People ask us this all the time. You type "build me a meal planner," and a few seconds later there's a working app on your screen. What's going on behind the scenes?
Let's walk through it.
It starts with intent, not templates
When you say "a meal planner that suggests recipes based on what's in my fridge," we don't look up a meal planner template and fill in blanks. The AI reasons about what that description implies: you need a way to input ingredients, a recipe matching system, a display for results, probably a way to save favorites.
It builds the whole thing from scratch. Every time.
This matters because it means your app isn't a reskin of something generic. It's built around your specific description.

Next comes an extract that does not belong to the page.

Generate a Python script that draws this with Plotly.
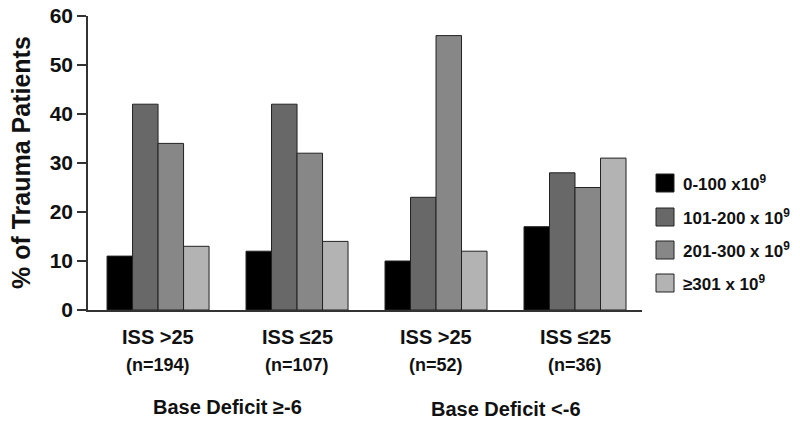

You see it running immediately
As soon as the code exists, it's running in a live preview. Click buttons. Fill in forms. It's the real thing.
This changes how you work with the AI. Instead of describing everything upfront and hoping for the best, you iterate. "Make the buttons bigger." "Add a dark mode." "Actually, put the results in a grid instead of a list."
Each change rebuilds the app. The conversation history means the AI remembers what you've already built, so refinements stack on top of each other.
Publish is the easy part
When you're happy, hit publish. We take your app and wrap it as a PWA: generate a manifest, write a service worker, resize your icon, pick up your theme color. It goes live at a URL like https://envelope.build/meal-planner.
That's a real link anyone can open, install, and use. No technical setup. Just publish and share.
What we're working on next
Right now we're adding modules: push notifications, a key-value database, a chatbot you can embed, voice input, AI-powered image generation. The idea is that your app can tap into these with a toggle, no code needed.
We're also getting better at understanding vague prompts. The more people build, the better the AI gets at knowing what "a booking app for my barber shop" actually means in practice.